Material ::
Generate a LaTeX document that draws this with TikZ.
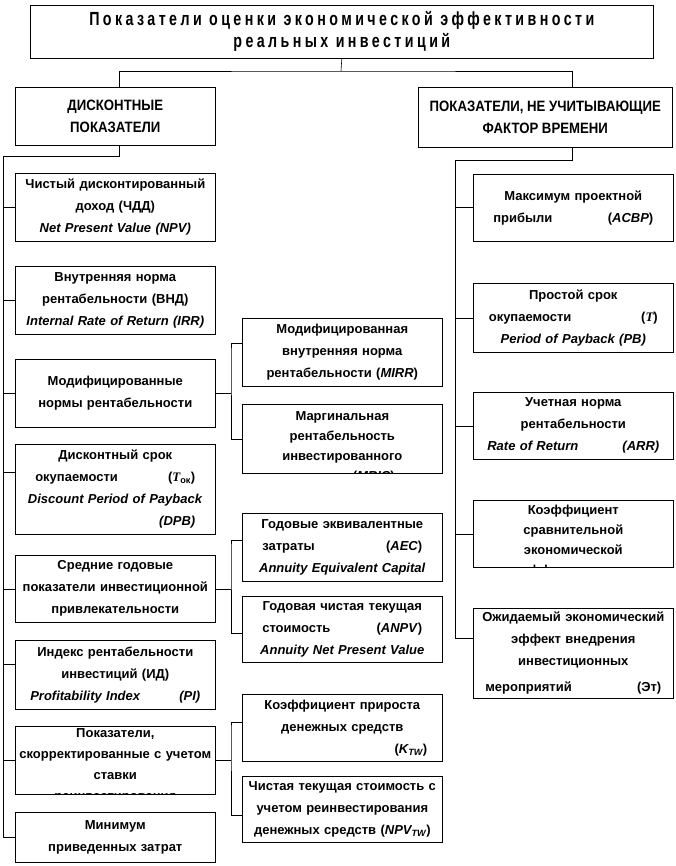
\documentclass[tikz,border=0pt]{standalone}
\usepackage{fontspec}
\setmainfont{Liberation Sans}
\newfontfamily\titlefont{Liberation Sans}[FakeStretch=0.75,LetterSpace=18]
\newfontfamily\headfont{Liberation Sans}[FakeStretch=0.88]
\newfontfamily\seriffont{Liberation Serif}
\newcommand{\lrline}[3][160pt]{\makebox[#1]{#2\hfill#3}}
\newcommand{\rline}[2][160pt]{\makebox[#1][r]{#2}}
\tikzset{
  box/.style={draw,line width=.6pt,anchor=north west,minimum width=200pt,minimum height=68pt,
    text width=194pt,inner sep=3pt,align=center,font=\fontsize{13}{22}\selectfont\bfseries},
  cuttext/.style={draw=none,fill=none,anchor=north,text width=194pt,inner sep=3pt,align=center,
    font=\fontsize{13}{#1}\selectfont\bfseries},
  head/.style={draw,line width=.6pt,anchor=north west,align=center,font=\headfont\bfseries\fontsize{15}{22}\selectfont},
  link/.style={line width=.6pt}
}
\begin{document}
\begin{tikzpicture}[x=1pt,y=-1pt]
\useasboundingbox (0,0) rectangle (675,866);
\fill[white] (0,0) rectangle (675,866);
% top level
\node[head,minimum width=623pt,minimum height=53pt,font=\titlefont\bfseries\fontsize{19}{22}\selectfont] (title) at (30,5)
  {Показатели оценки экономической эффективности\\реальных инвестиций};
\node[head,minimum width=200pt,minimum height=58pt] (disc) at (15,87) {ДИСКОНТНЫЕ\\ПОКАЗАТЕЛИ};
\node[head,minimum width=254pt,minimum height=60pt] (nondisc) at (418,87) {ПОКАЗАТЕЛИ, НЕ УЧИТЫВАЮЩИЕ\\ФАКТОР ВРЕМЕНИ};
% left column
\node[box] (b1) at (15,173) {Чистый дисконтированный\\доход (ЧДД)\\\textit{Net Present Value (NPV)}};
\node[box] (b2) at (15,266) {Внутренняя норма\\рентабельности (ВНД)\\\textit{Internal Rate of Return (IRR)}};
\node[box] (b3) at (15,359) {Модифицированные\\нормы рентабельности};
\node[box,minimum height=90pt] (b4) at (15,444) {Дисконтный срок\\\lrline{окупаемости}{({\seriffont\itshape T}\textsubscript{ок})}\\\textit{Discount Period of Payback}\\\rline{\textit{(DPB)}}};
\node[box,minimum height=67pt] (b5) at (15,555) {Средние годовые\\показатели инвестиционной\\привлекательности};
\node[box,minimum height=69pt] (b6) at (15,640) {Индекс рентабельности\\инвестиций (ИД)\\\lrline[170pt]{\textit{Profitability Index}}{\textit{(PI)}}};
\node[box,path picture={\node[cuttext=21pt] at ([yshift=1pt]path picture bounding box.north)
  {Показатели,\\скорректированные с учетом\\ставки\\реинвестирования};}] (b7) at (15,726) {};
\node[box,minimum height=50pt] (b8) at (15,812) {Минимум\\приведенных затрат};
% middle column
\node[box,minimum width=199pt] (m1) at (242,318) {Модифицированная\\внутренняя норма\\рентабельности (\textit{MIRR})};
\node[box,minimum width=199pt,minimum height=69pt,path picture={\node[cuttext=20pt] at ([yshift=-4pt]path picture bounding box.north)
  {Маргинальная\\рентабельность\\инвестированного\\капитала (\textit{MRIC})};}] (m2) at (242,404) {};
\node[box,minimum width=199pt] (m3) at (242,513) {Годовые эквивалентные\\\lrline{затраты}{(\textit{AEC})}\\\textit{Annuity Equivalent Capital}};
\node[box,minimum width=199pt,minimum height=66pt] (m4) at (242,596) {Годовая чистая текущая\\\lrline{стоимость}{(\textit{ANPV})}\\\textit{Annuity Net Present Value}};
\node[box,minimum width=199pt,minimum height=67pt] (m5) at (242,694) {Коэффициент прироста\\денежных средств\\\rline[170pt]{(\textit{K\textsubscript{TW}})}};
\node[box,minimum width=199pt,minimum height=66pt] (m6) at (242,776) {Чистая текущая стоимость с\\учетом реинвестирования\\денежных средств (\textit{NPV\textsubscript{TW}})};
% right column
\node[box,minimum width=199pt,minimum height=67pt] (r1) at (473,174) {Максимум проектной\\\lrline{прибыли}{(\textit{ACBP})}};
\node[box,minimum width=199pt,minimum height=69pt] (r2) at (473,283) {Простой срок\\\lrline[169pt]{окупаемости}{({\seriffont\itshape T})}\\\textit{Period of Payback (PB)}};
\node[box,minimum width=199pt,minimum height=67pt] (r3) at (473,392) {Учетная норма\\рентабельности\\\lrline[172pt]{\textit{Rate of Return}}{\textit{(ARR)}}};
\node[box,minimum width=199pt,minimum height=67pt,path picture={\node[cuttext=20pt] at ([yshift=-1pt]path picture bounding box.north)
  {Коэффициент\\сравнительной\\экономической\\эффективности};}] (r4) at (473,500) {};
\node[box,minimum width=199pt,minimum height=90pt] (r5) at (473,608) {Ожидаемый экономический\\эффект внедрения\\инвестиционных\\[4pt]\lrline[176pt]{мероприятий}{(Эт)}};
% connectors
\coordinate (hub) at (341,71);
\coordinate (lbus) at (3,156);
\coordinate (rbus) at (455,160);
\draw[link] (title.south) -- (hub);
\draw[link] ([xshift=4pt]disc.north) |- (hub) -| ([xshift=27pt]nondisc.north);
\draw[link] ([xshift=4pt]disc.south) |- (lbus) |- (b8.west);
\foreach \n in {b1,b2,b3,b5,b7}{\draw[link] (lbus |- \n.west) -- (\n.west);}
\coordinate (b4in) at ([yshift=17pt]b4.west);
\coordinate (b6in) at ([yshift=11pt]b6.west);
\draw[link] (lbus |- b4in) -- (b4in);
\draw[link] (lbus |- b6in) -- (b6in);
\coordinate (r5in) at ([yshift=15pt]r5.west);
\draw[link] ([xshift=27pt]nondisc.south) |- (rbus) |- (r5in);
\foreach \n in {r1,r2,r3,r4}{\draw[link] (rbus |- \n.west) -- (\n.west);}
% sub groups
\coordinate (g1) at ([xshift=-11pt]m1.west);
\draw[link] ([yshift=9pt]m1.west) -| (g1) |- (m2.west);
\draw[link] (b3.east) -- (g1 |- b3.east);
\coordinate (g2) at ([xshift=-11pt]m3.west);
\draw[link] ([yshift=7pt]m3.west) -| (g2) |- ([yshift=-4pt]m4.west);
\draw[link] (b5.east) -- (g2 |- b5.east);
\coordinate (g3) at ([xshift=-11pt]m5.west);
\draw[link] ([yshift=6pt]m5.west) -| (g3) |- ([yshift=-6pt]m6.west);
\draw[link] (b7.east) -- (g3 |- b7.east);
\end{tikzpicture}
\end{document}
...
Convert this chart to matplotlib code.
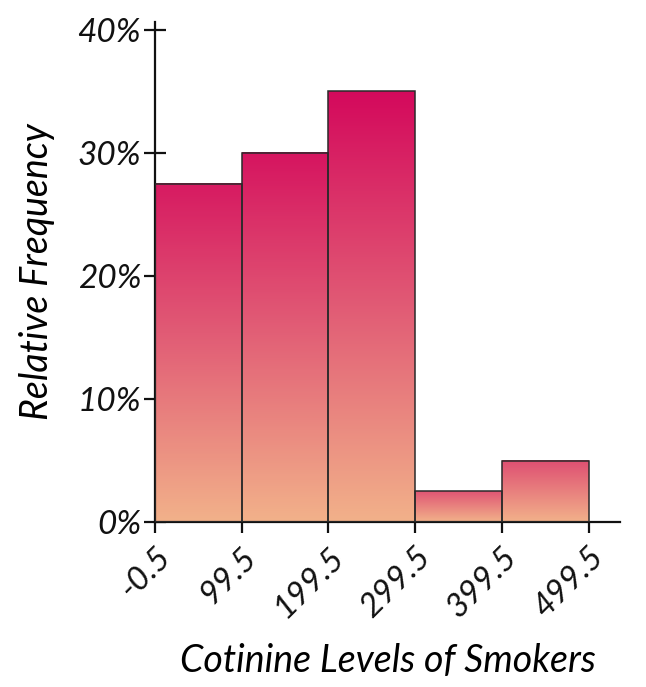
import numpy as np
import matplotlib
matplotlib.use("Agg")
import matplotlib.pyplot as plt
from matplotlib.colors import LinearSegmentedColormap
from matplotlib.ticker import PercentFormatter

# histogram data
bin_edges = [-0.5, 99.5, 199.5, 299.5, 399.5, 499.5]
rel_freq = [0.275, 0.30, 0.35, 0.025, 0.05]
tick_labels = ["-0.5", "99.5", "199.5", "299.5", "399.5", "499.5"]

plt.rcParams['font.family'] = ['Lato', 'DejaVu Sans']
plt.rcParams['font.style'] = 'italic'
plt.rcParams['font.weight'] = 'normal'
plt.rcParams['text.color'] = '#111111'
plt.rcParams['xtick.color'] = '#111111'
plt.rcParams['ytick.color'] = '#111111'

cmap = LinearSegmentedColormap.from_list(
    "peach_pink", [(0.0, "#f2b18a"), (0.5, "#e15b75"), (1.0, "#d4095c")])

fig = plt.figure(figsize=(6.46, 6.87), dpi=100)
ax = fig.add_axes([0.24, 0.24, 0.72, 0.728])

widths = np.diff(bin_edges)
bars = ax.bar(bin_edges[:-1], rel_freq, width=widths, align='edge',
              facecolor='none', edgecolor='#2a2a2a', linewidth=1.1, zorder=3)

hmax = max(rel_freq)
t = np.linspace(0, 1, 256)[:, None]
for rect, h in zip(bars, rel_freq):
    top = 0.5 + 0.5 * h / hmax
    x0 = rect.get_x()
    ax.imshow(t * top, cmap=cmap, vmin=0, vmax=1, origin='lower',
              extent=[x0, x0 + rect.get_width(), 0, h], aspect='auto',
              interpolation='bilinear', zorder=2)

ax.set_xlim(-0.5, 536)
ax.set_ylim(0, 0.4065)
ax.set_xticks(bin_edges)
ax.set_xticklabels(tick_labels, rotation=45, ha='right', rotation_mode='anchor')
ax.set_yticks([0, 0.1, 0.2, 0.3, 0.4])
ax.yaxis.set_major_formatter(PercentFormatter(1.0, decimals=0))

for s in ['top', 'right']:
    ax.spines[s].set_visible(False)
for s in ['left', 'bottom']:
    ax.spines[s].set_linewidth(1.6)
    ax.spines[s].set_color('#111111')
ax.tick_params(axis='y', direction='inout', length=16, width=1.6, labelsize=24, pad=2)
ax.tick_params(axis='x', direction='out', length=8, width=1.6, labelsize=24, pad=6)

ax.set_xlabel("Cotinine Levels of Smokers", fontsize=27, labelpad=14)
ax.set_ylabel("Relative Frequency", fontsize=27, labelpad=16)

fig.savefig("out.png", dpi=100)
* * *
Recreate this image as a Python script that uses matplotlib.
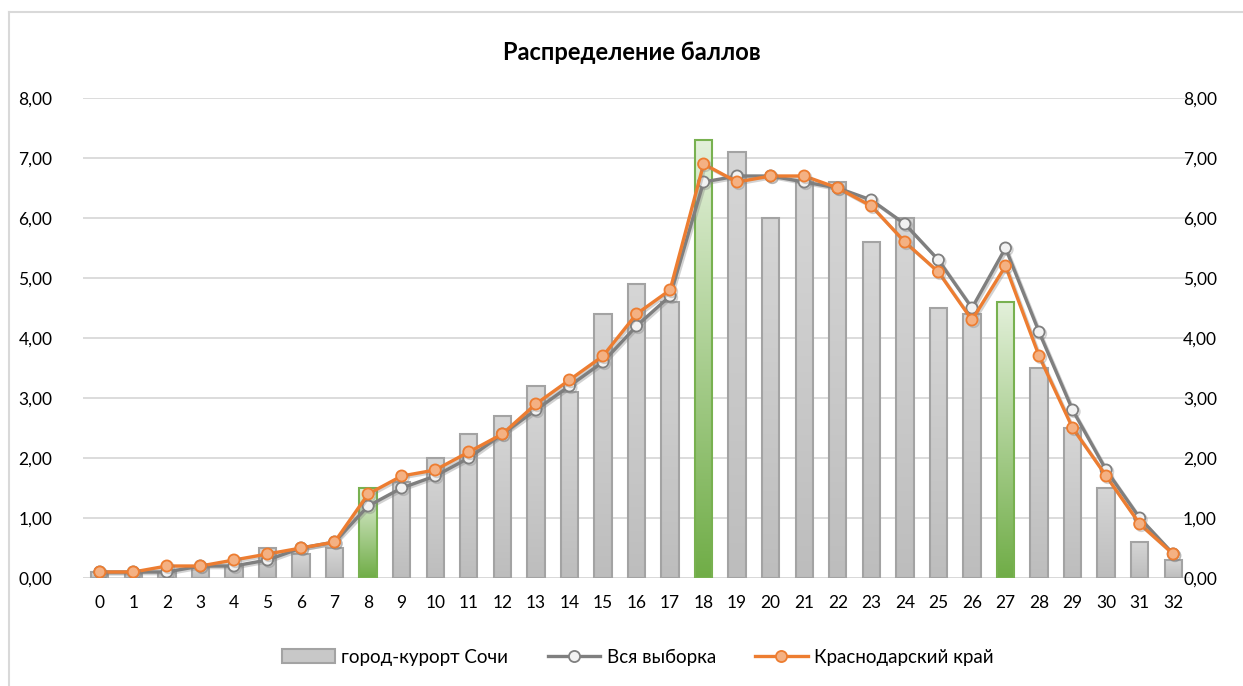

Exercise aim ::
Leaving out the pictures, extract the stretch from the line holding "Convert this chart to matplotlib code." through the line holding "from matplotlib.ticker import", word for word.

Task result ::
Convert this chart to matplotlib code.
import numpy as np
import matplotlib
matplotlib.use("Agg")
import matplotlib.pyplot as plt
from matplotlib.colors import LinearSegmentedColormap
from matplotlib.ticker import PercentFormatter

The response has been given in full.